Businesses and governments required to pay water-quality permitting fees may see those fees rise more regularly and with fewer legislative requirements under a bill that is set to be introduced in the coming days in the Colorado Legislature.
The proposal, backed by the Colorado Department of Public Health and Environment, would remove specific water-quality permitting fees from state statute by 2026 and allow the Colorado Water Quality Control Commission to set them as rules after that time. The exact amounts that the state would charge on everything from construction-sector permitting fees to on-site wastewater treatment system design-review fees still would have to be approved by the Joint Budget Committee, but they likely would get less legislative scrutiny than they do now.
Over the past 20 years, legislators have passed laws to change the fees only “in times of crisis,” often making the fee-setting process a rushed one that doesn’t consider the full needs of the water-quality control division, director Nicole Rowan said during a stakeholder meeting Monday. Members of the powerful JBC began expressing to division leaders last fall that they wanted them to come up with a long-term funding plan, which in turn led to the current proposal, CDPHE legislative liaison Lindsay Ellis said.
Under that proposal, whose Senate sponsors are still to be determined, the water quality control division would get a one-time 8% increase in fees through 2025 that would account for inflation and raise $540,000 more in clean-water fees and $30,000 in drinking-water fees. It also would modify the members of the CWQCC to ensure the nine-person body has no more than five members from the same party and that its members bring certain experience to the table, and that commission then would set about creating new fees.
More holistic process?
Rowan and Ellis said that being able to discuss the operational revenues needed each year with the CWQCC would create a more accountable and holistic process and would replace what now can be a short burst of frenzied lobbying with a more thoughtful discussion.
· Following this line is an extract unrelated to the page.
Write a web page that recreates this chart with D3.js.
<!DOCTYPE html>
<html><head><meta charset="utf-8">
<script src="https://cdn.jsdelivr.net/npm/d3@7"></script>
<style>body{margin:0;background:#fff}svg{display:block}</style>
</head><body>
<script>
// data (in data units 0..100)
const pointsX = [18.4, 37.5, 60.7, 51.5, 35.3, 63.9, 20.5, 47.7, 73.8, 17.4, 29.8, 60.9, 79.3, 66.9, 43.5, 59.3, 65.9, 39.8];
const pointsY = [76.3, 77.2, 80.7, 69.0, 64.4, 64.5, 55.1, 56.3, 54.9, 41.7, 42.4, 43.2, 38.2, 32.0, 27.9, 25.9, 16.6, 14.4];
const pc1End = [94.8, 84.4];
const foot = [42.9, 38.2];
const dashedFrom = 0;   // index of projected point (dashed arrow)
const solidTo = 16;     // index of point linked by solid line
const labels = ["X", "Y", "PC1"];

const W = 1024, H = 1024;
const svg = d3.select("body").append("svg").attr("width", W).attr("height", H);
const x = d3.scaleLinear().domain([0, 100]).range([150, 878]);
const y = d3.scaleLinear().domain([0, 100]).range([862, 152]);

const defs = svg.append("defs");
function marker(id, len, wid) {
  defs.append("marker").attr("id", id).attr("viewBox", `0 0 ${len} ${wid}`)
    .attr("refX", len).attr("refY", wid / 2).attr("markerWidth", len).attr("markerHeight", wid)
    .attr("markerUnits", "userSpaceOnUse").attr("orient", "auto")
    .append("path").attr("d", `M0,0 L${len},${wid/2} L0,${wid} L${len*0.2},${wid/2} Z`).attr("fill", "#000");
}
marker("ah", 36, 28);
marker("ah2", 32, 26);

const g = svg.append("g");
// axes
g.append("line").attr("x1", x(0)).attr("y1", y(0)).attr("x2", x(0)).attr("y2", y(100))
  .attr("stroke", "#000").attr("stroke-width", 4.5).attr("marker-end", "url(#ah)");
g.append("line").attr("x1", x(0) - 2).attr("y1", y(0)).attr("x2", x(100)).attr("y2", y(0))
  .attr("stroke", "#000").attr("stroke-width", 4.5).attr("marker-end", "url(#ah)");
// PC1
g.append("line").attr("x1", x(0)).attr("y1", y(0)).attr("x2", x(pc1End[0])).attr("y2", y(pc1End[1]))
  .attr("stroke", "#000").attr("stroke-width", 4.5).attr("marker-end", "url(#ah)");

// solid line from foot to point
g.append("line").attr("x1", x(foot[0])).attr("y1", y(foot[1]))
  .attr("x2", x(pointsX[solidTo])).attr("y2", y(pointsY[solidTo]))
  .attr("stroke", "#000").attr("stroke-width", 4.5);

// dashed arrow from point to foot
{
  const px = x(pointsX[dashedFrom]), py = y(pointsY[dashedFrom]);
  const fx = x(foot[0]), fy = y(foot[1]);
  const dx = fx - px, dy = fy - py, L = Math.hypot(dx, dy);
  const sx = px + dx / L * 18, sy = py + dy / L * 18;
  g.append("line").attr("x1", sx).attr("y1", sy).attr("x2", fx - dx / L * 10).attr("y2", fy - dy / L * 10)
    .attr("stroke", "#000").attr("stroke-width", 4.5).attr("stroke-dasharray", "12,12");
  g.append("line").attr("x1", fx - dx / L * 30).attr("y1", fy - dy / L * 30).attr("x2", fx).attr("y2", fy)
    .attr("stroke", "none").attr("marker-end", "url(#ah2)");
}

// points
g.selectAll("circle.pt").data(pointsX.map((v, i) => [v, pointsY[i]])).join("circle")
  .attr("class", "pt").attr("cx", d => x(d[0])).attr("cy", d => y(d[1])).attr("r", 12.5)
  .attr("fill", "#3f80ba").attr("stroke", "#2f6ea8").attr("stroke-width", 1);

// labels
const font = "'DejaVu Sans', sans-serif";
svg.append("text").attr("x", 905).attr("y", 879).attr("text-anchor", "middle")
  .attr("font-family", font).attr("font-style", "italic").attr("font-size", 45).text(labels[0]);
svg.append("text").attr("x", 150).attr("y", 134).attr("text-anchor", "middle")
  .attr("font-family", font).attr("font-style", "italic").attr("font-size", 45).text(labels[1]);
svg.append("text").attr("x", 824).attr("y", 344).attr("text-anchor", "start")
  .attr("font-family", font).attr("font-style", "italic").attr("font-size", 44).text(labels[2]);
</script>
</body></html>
The long-term increase in the fees could reduce the current permitting backlog and would help the division to have the resources in place as more drinking-water regulations come down from the federal government, Rowan said.
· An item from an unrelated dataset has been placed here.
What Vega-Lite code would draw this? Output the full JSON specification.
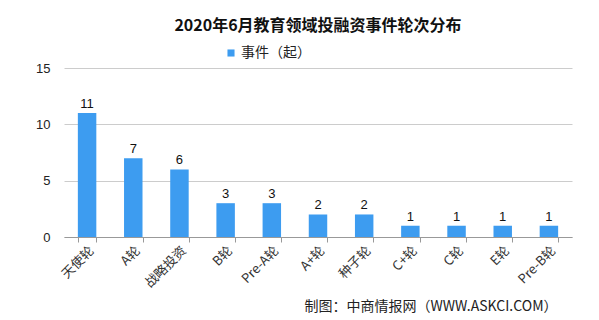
{
  "$schema": "https://vega.github.io/schema/vega-lite/v6.json",
  "autosize": "none",
  "width": 508,
  "height": 169,
  "padding": {"left": 64, "top": 68, "right": 27, "bottom": 83},
  "background": "white",
  "title": {
    "text": "2020年6月教育领域投融资事件轮次分布",
    "font": "Noto Sans CJK SC",
    "fontSize": 16,
    "fontWeight": "bold",
    "color": "#111111",
    "anchor": "middle",
    "offset": 12
  },
  "data": {
    "values": [
      {"round": "天使轮", "count": 11},
      {"round": "A轮", "count": 7},
      {"round": "战略投资", "count": 6},
      {"round": "B轮", "count": 3},
      {"round": "Pre-A轮", "count": 3},
      {"round": "A+轮", "count": 2},
      {"round": "种子轮", "count": 2},
      {"round": "C+轮", "count": 1},
      {"round": "C轮", "count": 1},
      {"round": "E轮", "count": 1},
      {"round": "Pre-B轮", "count": 1}
    ]
  },
  "encoding": {
    "x": {
      "field": "round",
      "type": "nominal",
      "sort": null,
      "scale": {"paddingInner": 0.6, "paddingOuter": 0.3},
      "axis": {
        "title": "制图：中商情报网（WWW.ASKCI.COM）",
        "titleFont": "Noto Sans CJK SC",
        "titleFontSize": 14,
        "titleFontWeight": "normal",
        "titleColor": "#222222",
        "titleAnchor": "end",
        "titleAlign": "right",
        "titleX": 493,
        "titlePadding": 10,
        "labelAngle": -45,
        "labelAlign": "right",
        "labelBaseline": "top",
        "labelFont": "Noto Sans CJK SC",
        "labelFontSize": 13,
        "labelColor": "#333333",
        "labelPadding": 2,
        "tickBand": "extent",
        "tickColor": "#999999",
        "tickSize": 5,
        "domainColor": "#999999",
        "grid": false
      }
    },
    "y": {
      "field": "count",
      "type": "quantitative",
      "scale": {"domain": [0, 15]},
      "axis": {
        "title": null,
        "values": [0, 5, 10, 15],
        "labelFont": "Liberation Sans",
        "labelFontSize": 13,
        "labelColor": "#222222",
        "labelPadding": 14,
        "domain": false,
        "ticks": false,
        "gridColor": "#cccccc"
      }
    }
  },
  "layer": [
    {
      "mark": {"type": "bar", "color": "#3d9cf0"},
      "encoding": {
        "color": {
          "datum": "事件（起）",
          "scale": {"range": ["#3d9cf0"]},
          "legend": {
            "title": null,
            "orient": "none",
            "legendX": 160,
            "legendY": -22,
            "direction": "horizontal",
            "symbolType": "square",
            "symbolSize": 50,
            "labelOffset": 3,
            "labelFont": "Noto Sans CJK SC",
            "labelFontSize": 14,
            "labelColor": "#222222"
          }
        }
      }
    },
    {
      "mark": {"type": "text", "dy": -9, "font": "Liberation Sans", "fontSize": 13, "color": "#111111"},
      "encoding": {"text": {"field": "count", "type": "quantitative"}}
    }
  ],
  "config": {"view": {"stroke": null}}
}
“Our history over the last 20 years has been that we have had to be in a state of complete fiscal crisis to get our fees moved,” Rowan said. “We think the process we have outlined here is one where we would be able to be a bit more stable.”
Industry and municipal leaders, however, worry that making it easier for the division to raise fees conversely could lead to more regulatory instability, particularly if companies and governments are faced with the prospect of having to pay more every year. And they questioned during Monday’s meeting why the state is rushing to pass a bill before the adjournment of the legislative session in early May, when the General Assembly has other major issues from affordable housing to the re-definition of harassment on its plate.
Permit fees pay for about one-third of the water-quality division’s permitting work, with the Legislature typically covering the rest from its general fund. CDPHE assesses the fees on industries that process and discharge high amounts of water, particularly in the natural-resources and construction sectors.
Affected industries
Coal and hard-rock miners, oil-shale companies, power plants, sugar processers, petroleum refiners, fish hatcheries and manufacturers all must pay for annual permits for the specific water usage they have, and construction companies pay various amounts based on their discharges. Private utilities and industrial firms must have permits based on their sewage discharge, and the permit fees extend to operators of municipal stormwater systems, wastewater treatment plants and community water systems, which specifically must pay drinking-water fees.
A 2017 law required that CDPHE conduct a stake-holding process before working with the Legislature to seek any fee hike, and several business-group leaders and representatives said they didn’t feel that the 40 one-on-one meetings the department has conducted since December meet that definition. Without a variety of fee payers being in the room together to hear feedback and get their questions answered, the public process so far has been lacking, said Justine Beckstrom, partner at Vranesh and Raisch LLP in Boulder.
Heather Stauffer, legislative advocacy manager for the Colorado Municipal League, said she worried that allowing the CWQCC to raise fees more easily could make the Legislature feel relieved of its burden to fund the permitting system and could lead to a decrease in general-fund contributions. In the same way, several other meeting participants worried that combining all the existing streams of revenues into one new clean-water cash fund, as the bill suggests, could leave the larger fund open to raiding by the Legislature in years of general-fund shortfalls.
But the biggest concern seemed to be that moving fee-raising out of the legislative process and into an administrative process will allow for more frequent fee hikes that will make it harder for companies to plan from year to year what they will owe the state. The affected fees range anywhere from $75 to $31,814, and quicker and more dramatic shifts could be a financial burden on companies, some worried.
“In 2016, there was a very strong sentiment that entities wanted these fees to remain in statute, for both accountability and regulatory consistency,” Beckstrom said. “With a move to rulemaking, it could change a lot more often than it could in statute.”
Ellis added that she expects there to be more stakeholder meetings as the bill progress through the legislative process.